**EXERCISE**
Reproduce each line that includes the word "chart".

**GIVEN DATA**

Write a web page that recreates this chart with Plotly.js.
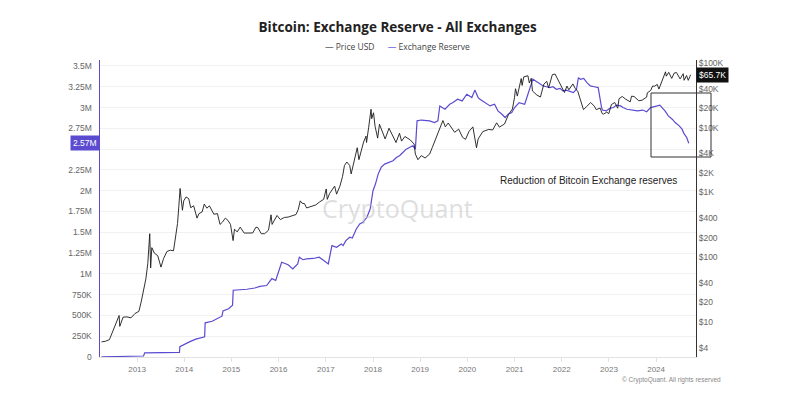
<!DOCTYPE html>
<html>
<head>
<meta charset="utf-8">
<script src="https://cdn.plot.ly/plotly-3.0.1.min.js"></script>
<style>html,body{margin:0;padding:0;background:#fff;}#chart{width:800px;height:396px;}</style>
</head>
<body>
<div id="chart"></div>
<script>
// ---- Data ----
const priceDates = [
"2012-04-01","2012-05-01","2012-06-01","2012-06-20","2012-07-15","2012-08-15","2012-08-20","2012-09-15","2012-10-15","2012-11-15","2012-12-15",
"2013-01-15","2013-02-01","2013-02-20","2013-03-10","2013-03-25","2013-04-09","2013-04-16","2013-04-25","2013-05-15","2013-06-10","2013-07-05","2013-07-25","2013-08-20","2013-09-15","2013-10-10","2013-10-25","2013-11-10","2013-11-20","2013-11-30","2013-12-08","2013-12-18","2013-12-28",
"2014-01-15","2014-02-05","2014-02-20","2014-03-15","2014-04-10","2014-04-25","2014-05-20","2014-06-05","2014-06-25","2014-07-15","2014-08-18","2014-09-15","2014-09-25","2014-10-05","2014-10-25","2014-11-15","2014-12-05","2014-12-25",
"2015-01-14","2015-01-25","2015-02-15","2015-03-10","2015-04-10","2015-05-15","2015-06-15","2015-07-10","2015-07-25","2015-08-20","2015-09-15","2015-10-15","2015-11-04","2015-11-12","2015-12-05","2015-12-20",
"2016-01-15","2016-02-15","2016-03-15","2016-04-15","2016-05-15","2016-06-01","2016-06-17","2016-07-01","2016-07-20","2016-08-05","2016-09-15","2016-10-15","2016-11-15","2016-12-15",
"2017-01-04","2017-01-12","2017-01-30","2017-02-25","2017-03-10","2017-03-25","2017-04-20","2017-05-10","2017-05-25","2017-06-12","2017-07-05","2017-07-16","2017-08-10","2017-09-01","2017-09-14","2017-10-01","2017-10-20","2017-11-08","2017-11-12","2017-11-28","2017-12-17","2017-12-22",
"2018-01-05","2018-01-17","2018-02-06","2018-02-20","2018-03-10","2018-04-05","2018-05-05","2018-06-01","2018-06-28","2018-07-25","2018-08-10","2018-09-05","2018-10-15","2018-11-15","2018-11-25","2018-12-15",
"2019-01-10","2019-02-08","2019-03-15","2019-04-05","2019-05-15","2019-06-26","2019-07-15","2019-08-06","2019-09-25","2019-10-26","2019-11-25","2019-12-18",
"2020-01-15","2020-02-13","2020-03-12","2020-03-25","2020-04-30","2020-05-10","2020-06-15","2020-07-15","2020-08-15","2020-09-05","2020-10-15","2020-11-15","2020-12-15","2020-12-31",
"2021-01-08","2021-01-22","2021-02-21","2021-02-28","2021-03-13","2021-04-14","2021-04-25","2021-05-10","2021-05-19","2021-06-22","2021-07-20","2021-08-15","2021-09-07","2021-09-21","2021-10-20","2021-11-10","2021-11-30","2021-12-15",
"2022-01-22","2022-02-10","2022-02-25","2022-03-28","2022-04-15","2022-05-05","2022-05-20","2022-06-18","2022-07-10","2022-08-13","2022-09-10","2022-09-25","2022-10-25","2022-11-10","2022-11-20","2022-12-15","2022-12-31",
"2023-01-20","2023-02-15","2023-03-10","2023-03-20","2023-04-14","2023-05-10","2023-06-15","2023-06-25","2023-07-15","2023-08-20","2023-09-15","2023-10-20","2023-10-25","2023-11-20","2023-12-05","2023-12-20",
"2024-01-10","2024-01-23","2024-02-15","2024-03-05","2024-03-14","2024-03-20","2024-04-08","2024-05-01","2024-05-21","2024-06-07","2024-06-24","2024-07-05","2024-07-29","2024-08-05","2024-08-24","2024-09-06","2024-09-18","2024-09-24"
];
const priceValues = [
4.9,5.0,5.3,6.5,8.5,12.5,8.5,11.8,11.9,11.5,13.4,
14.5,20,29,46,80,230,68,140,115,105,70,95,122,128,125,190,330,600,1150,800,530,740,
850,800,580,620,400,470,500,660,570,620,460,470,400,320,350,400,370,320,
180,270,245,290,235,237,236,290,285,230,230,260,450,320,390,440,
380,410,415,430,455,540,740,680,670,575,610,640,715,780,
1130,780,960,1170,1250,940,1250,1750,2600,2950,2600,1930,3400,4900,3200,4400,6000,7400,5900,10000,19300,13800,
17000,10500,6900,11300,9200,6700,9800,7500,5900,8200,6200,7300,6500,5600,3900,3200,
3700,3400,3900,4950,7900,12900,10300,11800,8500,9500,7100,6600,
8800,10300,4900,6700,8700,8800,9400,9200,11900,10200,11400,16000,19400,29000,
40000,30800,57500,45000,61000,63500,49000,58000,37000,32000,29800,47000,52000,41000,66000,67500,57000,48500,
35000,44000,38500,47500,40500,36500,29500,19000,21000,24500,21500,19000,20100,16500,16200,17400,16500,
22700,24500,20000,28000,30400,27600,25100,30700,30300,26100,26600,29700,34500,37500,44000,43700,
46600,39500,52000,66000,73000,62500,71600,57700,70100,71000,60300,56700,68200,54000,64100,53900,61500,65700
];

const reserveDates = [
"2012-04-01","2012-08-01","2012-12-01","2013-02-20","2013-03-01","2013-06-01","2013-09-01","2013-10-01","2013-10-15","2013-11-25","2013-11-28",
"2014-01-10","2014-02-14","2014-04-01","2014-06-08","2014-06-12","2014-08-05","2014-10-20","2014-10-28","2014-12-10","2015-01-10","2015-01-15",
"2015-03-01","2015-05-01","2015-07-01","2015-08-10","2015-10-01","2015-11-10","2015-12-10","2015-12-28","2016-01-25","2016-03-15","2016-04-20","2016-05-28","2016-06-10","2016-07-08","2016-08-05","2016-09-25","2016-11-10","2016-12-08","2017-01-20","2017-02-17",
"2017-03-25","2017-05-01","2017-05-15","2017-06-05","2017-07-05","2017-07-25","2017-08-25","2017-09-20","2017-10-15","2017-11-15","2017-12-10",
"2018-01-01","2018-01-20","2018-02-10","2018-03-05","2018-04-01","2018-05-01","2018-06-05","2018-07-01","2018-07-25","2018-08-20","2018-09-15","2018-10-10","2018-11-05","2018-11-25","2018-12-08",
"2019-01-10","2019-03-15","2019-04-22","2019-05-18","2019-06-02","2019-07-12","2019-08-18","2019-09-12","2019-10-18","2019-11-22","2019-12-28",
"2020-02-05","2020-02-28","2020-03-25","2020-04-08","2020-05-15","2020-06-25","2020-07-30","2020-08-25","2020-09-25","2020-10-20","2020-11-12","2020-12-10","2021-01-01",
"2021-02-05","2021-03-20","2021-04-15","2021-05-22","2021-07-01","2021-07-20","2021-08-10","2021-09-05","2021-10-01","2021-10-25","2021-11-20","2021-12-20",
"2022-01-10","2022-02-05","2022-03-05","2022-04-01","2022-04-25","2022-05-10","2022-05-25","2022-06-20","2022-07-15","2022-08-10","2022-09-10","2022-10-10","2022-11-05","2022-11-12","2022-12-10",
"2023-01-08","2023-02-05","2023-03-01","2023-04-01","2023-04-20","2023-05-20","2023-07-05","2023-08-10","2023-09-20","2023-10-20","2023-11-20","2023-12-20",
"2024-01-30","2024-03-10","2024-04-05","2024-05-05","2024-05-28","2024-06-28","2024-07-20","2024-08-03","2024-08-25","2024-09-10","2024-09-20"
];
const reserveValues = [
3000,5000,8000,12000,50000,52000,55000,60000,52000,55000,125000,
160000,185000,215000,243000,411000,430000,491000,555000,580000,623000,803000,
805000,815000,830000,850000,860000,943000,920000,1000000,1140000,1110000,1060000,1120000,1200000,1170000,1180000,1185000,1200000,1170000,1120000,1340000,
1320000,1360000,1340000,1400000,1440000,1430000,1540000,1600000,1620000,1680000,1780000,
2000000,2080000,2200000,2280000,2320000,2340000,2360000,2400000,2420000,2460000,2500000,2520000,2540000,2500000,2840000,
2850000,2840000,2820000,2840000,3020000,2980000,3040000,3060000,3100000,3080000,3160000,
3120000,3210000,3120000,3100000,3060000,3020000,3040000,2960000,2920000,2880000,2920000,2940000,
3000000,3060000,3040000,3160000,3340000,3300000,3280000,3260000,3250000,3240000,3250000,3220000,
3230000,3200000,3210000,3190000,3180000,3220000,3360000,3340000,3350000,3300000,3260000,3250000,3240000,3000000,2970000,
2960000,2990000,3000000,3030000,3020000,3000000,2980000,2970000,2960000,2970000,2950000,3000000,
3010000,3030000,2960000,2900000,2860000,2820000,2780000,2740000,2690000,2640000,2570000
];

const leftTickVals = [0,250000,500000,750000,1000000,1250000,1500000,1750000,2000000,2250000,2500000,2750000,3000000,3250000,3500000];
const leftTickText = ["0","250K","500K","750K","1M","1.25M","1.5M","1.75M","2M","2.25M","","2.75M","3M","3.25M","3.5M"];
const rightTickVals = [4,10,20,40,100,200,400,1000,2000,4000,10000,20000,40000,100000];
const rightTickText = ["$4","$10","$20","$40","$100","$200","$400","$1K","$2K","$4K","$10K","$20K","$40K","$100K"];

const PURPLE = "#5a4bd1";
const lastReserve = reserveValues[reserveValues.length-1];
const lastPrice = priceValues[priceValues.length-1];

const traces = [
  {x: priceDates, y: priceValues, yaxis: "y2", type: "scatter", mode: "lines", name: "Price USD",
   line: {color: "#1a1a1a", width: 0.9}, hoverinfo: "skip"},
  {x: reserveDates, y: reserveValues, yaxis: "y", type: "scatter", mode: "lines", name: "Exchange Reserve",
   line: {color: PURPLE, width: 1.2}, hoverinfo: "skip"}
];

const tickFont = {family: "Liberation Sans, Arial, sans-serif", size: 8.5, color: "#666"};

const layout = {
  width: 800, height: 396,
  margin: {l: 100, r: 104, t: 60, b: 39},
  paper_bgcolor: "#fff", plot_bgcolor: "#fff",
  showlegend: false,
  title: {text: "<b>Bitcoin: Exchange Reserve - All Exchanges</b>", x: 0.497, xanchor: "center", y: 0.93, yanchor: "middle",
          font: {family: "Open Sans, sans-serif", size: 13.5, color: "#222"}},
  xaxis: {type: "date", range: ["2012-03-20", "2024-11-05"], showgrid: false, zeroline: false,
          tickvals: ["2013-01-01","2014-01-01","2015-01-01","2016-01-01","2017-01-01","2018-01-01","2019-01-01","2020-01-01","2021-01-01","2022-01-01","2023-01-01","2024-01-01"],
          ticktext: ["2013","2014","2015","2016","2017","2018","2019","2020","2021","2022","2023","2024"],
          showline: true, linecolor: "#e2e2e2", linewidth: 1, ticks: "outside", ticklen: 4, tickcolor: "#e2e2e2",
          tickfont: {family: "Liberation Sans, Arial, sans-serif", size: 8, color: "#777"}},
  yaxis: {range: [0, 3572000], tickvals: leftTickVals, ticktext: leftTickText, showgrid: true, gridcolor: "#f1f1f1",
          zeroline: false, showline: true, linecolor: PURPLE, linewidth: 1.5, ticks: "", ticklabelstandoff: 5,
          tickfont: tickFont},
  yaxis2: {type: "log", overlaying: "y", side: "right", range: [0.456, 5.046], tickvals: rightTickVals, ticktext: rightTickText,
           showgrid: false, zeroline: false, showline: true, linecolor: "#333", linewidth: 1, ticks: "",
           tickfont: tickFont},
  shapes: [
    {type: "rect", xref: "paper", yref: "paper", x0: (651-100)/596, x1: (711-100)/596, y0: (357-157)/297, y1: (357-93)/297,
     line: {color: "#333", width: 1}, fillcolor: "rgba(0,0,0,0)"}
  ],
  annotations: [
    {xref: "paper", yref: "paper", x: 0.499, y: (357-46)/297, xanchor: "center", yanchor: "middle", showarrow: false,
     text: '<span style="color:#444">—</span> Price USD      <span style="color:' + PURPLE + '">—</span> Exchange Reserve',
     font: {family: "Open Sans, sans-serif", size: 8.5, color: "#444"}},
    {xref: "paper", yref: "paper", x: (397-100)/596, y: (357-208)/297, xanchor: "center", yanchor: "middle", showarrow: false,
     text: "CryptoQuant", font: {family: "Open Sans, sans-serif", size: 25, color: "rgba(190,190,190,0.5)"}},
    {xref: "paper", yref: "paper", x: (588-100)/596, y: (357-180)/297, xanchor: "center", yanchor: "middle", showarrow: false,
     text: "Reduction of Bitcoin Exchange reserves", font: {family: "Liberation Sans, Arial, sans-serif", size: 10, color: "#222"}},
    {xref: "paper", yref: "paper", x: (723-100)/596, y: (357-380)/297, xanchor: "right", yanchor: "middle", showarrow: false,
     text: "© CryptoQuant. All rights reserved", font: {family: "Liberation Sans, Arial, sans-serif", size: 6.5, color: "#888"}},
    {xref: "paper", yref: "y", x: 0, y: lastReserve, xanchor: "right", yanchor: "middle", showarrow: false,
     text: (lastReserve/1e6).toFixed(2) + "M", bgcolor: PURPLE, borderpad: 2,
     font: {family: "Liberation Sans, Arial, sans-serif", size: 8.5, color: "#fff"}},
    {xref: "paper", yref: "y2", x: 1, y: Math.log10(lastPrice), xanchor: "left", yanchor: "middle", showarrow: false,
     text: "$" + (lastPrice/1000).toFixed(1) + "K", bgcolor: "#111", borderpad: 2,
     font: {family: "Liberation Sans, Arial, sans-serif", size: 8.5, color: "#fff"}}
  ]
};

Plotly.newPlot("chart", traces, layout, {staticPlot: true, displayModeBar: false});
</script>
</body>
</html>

**COMPLETE RESPONSE**
Write a web page that recreates this chart with Plotly.js.
<style>html,body{margin:0;padding:0;background:#fff;}#chart{width:800px;height:396px;}</style>
<div id="chart"></div>
Plotly.newPlot("chart", traces, layout, {staticPlot: true, displayModeBar: false});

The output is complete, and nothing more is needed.